Information supplied:
<<<<

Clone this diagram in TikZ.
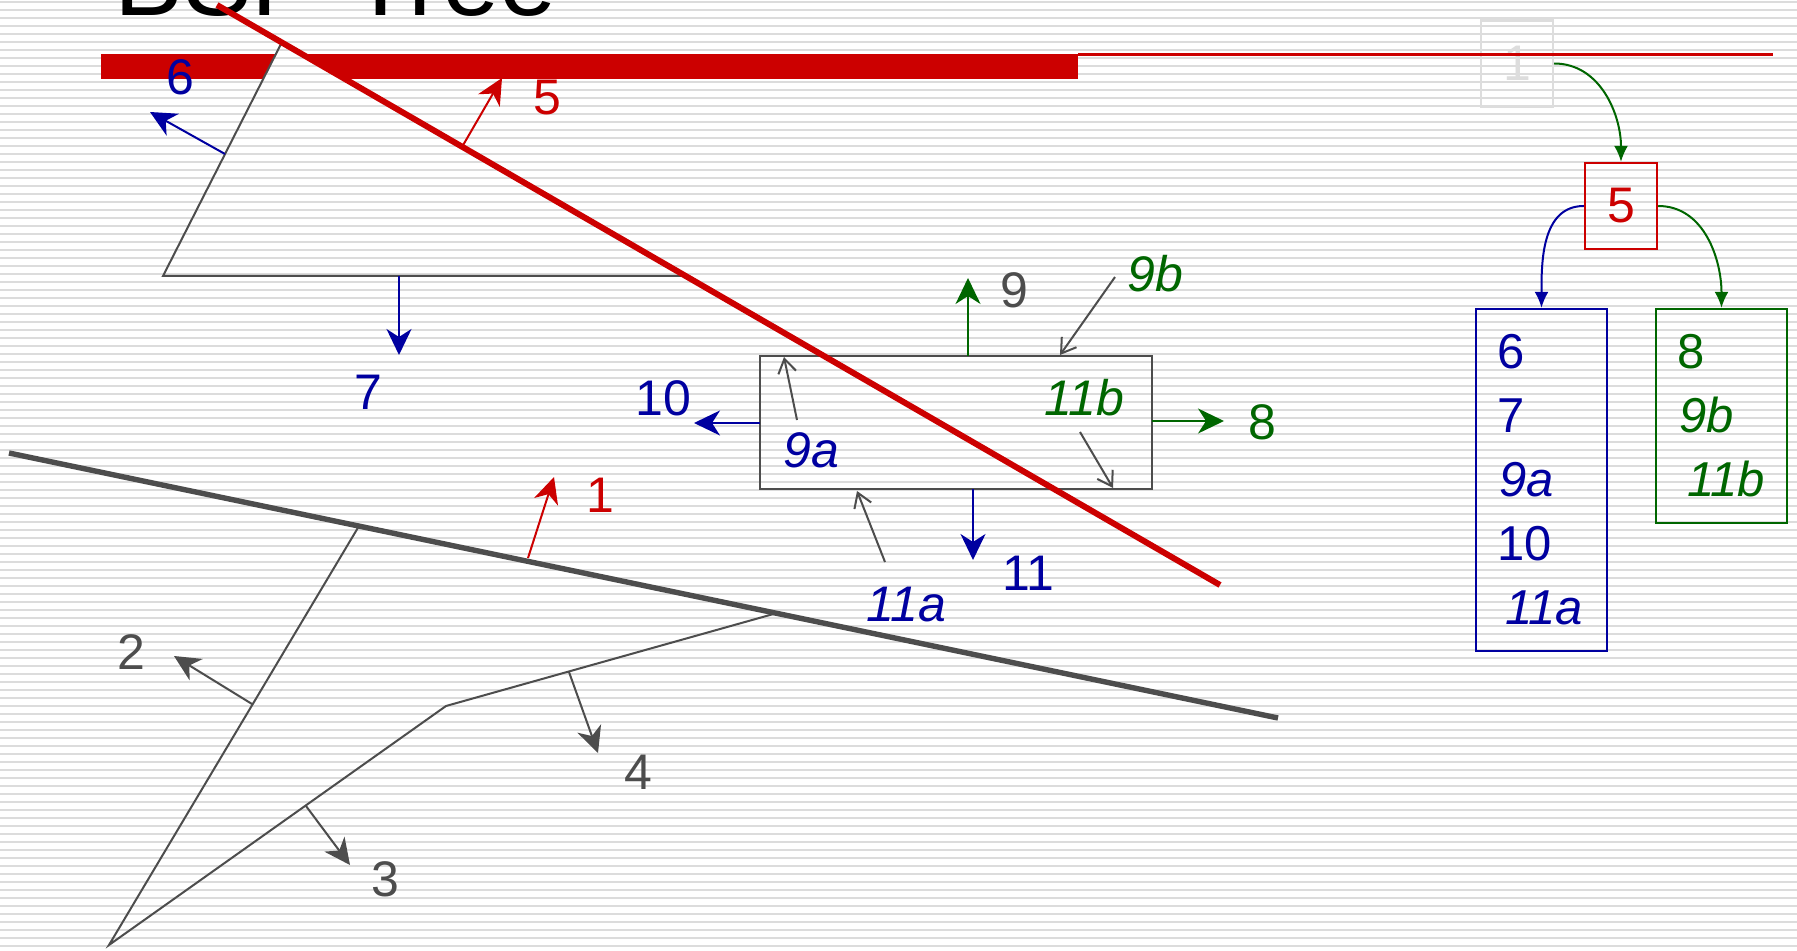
\documentclass[tikz,border=0pt]{standalone}
\usepackage{fontspec}
\setmainfont{Liberation Sans}
\usetikzlibrary{arrows.meta}
\definecolor{bspred}{HTML}{CC0000}
\definecolor{bspblue}{HTML}{0000A0}
\definecolor{bspgreen}{HTML}{006600}
\definecolor{bspgrey}{HTML}{4D4D4D}
\definecolor{stripegrey}{HTML}{DCDCDC}
\definecolor{boxgrey}{HTML}{DDDDDD}
\newcommand{\bgstripes}{\foreach \k in {0,...,118} \draw[stripegrey, line width=1pt] (0,2+8*\k) -- (1797,2+8*\k);}

\begin{document}
\begin{tikzpicture}[x=0.5pt, y=-0.5pt,
	lbl/.style={inner sep=0pt, font=\fontsize{25}{30}\selectfont},
	edge/.style={bspgrey, line width=1pt},
	normal/.style={line width=1pt, -{Stealth[length=13pt,width=12.5pt,inset=4pt]}},
	pointer/.style={bspgrey, line width=1pt, -{Straight Barb[length=7pt,width=9pt]}},
	treebox/.style={draw, line width=1.2pt, minimum width=36pt, minimum height=43pt, inner sep=0pt, font=\fontsize{25}{30}\selectfont},
	listbox/.style={draw, line width=1.2pt, text width=44.5pt, inner xsep=10.5pt, inner ysep=0pt, align=left, font=\fontsize{24.5}{32}\selectfont},
	tarrow/.style={line width=1pt, -{Latex[length=8pt,width=7pt]}}]
	\useasboundingbox (0,0) rectangle (1797,951);
	\fill[white] (0,0) rectangle (1797,951);
	\bgstripes
	\node[anchor=base west, inner sep=0pt, font=\fontsize{51.5}{60}\selectfont] (title) at (114,16) {BSP Tree};
	\fill[bspred] (101,54) rectangle (1078,79);
	\coordinate (apex) at (281,44);
	\coordinate (tl) at (163,276);
	\coordinate (tr) at (685,276);
	\begin{scope}
		\clip (apex) -- (tl) -- (tr) -- cycle;
		\fill[white] (0,0) rectangle (1797,951);
		\bgstripes
	\end{scope}
	\draw[edge] (apex) -- (tl) -- (tr);
	\draw[bspgrey, line width=1.2pt] (760,356) rectangle (1152,489);
	\draw[edge] (359,526) -- (109,945) -- (446,706) -- (777,613);
	\draw[bspgrey, line width=2.7pt] (9,453) -- (1278,718);
	\draw[bspred, line width=3pt] (217,5) -- (1220,585);
	\draw[normal, bspred] (462,147) -- (502,78);
	\draw[normal, bspblue] (225,154) -- (150,112);
	\draw[normal, bspblue] (399,276) -- (399,355);
	\draw[normal, bspgreen] (968,356) -- (968,278);
	\draw[normal, bspblue] (760,423) -- (694,423);
	\draw[normal, bspgreen] (1152,421) -- (1224,421);
	\draw[normal, bspblue] (973,489) -- (973,560);
	\draw[normal, bspred] (528,558) -- (554,477);
	\draw[normal, bspgrey] (252,704) -- (174,656);
	\draw[normal, bspgrey] (306,806) -- (350,865);
	\draw[normal, bspgrey] (569,672) -- (598,753);
	\draw[pointer] (1115,277) -- (1060,355);
	\draw[pointer] (797,420) -- (784,357);
	\draw[pointer] (1080,432) -- (1113,488);
	\draw[pointer] (885,562) -- (857,491);
	\node[lbl, text=bspblue] (l6) at (180,77) {6};
	\node[lbl, text=bspred] (l5) at (547,98) {5};
	\node[lbl, text=bspblue] (l7) at (368,392) {7};
	\node[lbl, text=bspgrey] (l9) at (1014,290) {9};
	\node[lbl, text=bspgreen] (l9b) at (1155,274) {\itshape 9b};
	\node[lbl, text=bspblue] (l10) at (663,398) {10};
	\node[lbl, text=bspblue] (l9a) at (811,450) {\itshape 9a};
	\node[lbl, text=bspgreen] (l11b) at (1084,398) {\itshape 11b};
	\node[lbl, text=bspgreen] (l8) at (1262,422) {8};
	\node[lbl, text=bspblue] (l11) at (1028,573) {11};
	\node[lbl, text=bspblue] (l11a) at (906,605) {\itshape 11a};
	\node[lbl, text=bspred] (l1) at (600,495) {1};
	\node[lbl, text=bspgrey] (l2) at (131,652) {2};
	\node[lbl, text=bspgrey] (l3) at (385,879) {3};
	\node[lbl, text=bspgrey] (l4) at (638,772) {4};
	\node[treebox, draw=boxgrey, text=boxgrey] (t1) at (1517,63.5) {1};
	\draw[bspred, line width=1.5pt] (1078,55) -- (1773,55);
	\node[treebox, draw=bspred, text=bspred] (t5) at (1621,206) {5};
	\node[listbox, draw=bspblue, text=bspblue, minimum height=171pt] (tl5) at (1541.5,480) {6\\7\\\hspace{1pt}\textit{9a}\\10\\\hspace{4pt}\textit{11a}};
	\node[listbox, draw=bspgreen, text=bspgreen, minimum height=107pt] (tr5) at (1721.5,416) {8\\\hspace{1pt}\textit{9b}\\\hspace{5pt}\textit{11b}};
	\draw[tarrow, bspgreen] (t1.east) to[out=0, in=90] (t5.north);
	\draw[tarrow, bspblue] (t5.west) to[out=180, in=90] (tl5.north);
	\draw[tarrow, bspgreen] (t5.east) to[out=0, in=90] (tr5.north);
\end{tikzpicture}
\end{document}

>>>>

Task goal: Reproduce the full listing above verbatim, with no pictures included.

Result:
Clone this diagram in TikZ.
\documentclass[tikz,border=0pt]{standalone}
\usepackage{fontspec}
\setmainfont{Liberation Sans}
\usetikzlibrary{arrows.meta}
\definecolor{bspred}{HTML}{CC0000}
\definecolor{bspblue}{HTML}{0000A0}
\definecolor{bspgreen}{HTML}{006600}
\definecolor{bspgrey}{HTML}{4D4D4D}
\definecolor{stripegrey}{HTML}{DCDCDC}
\definecolor{boxgrey}{HTML}{DDDDDD}
\newcommand{\bgstripes}{\foreach \k in {0,...,118} \draw[stripegrey, line width=1pt] (0,2+8*\k) -- (1797,2+8*\k);}

\begin{document}
\begin{tikzpicture}[x=0.5pt, y=-0.5pt,
	lbl/.style={inner sep=0pt, font=\fontsize{25}{30}\selectfont},
	edge/.style={bspgrey, line width=1pt},
	normal/.style={line width=1pt, -{Stealth[length=13pt,width=12.5pt,inset=4pt]}},
	pointer/.style={bspgrey, line width=1pt, -{Straight Barb[length=7pt,width=9pt]}},
	treebox/.style={draw, line width=1.2pt, minimum width=36pt, minimum height=43pt, inner sep=0pt, font=\fontsize{25}{30}\selectfont},
	listbox/.style={draw, line width=1.2pt, text width=44.5pt, inner xsep=10.5pt, inner ysep=0pt, align=left, font=\fontsize{24.5}{32}\selectfont},
	tarrow/.style={line width=1pt, -{Latex[length=8pt,width=7pt]}}]
	\useasboundingbox (0,0) rectangle (1797,951);
	\fill[white] (0,0) rectangle (1797,951);
	\bgstripes
	\node[anchor=base west, inner sep=0pt, font=\fontsize{51.5}{60}\selectfont] (title) at (114,16) {BSP Tree};
	\fill[bspred] (101,54) rectangle (1078,79);
	\coordinate (apex) at (281,44);
	\coordinate (tl) at (163,276);
	\coordinate (tr) at (685,276);
	\begin{scope}
		\clip (apex) -- (tl) -- (tr) -- cycle;
		\fill[white] (0,0) rectangle (1797,951);
		\bgstripes
	\end{scope}
	\draw[edge] (apex) -- (tl) -- (tr);
	\draw[bspgrey, line width=1.2pt] (760,356) rectangle (1152,489);
	\draw[edge] (359,526) -- (109,945) -- (446,706) -- (777,613);
	\draw[bspgrey, line width=2.7pt] (9,453) -- (1278,718);
	\draw[bspred, line width=3pt] (217,5) -- (1220,585);
	\draw[normal, bspred] (462,147) -- (502,78);
	\draw[normal, bspblue] (225,154) -- (150,112);
	\draw[normal, bspblue] (399,276) -- (399,355);
	\draw[normal, bspgreen] (968,356) -- (968,278);
	\draw[normal, bspblue] (760,423) -- (694,423);
	\draw[normal, bspgreen] (1152,421) -- (1224,421);
	\draw[normal, bspblue] (973,489) -- (973,560);
	\draw[normal, bspred] (528,558) -- (554,477);
	\draw[normal, bspgrey] (252,704) -- (174,656);
	\draw[normal, bspgrey] (306,806) -- (350,865);
	\draw[normal, bspgrey] (569,672) -- (598,753);
	\draw[pointer] (1115,277) -- (1060,355);
	\draw[pointer] (797,420) -- (784,357);
	\draw[pointer] (1080,432) -- (1113,488);
	\draw[pointer] (885,562) -- (857,491);
	\node[lbl, text=bspblue] (l6) at (180,77) {6};
	\node[lbl, text=bspred] (l5) at (547,98) {5};
	\node[lbl, text=bspblue] (l7) at (368,392) {7};
	\node[lbl, text=bspgrey] (l9) at (1014,290) {9};
	\node[lbl, text=bspgreen] (l9b) at (1155,274) {\itshape 9b};
	\node[lbl, text=bspblue] (l10) at (663,398) {10};
	\node[lbl, text=bspblue] (l9a) at (811,450) {\itshape 9a};
	\node[lbl, text=bspgreen] (l11b) at (1084,398) {\itshape 11b};
	\node[lbl, text=bspgreen] (l8) at (1262,422) {8};
	\node[lbl, text=bspblue] (l11) at (1028,573) {11};
	\node[lbl, text=bspblue] (l11a) at (906,605) {\itshape 11a};
	\node[lbl, text=bspred] (l1) at (600,495) {1};
	\node[lbl, text=bspgrey] (l2) at (131,652) {2};
	\node[lbl, text=bspgrey] (l3) at (385,879) {3};
	\node[lbl, text=bspgrey] (l4) at (638,772) {4};
	\node[treebox, draw=boxgrey, text=boxgrey] (t1) at (1517,63.5) {1};
	\draw[bspred, line width=1.5pt] (1078,55) -- (1773,55);
	\node[treebox, draw=bspred, text=bspred] (t5) at (1621,206) {5};
	\node[listbox, draw=bspblue, text=bspblue, minimum height=171pt] (tl5) at (1541.5,480) {6\\7\\\hspace{1pt}\textit{9a}\\10\\\hspace{4pt}\textit{11a}};
	\node[listbox, draw=bspgreen, text=bspgreen, minimum height=107pt] (tr5) at (1721.5,416) {8\\\hspace{1pt}\textit{9b}\\\hspace{5pt}\textit{11b}};
	\draw[tarrow, bspgreen] (t1.east) to[out=0, in=90] (t5.north);
	\draw[tarrow, bspblue] (t5.west) to[out=180, in=90] (tl5.north);
	\draw[tarrow, bspgreen] (t5.east) to[out=0, in=90] (tr5.north);
\end{tikzpicture}
\end{document}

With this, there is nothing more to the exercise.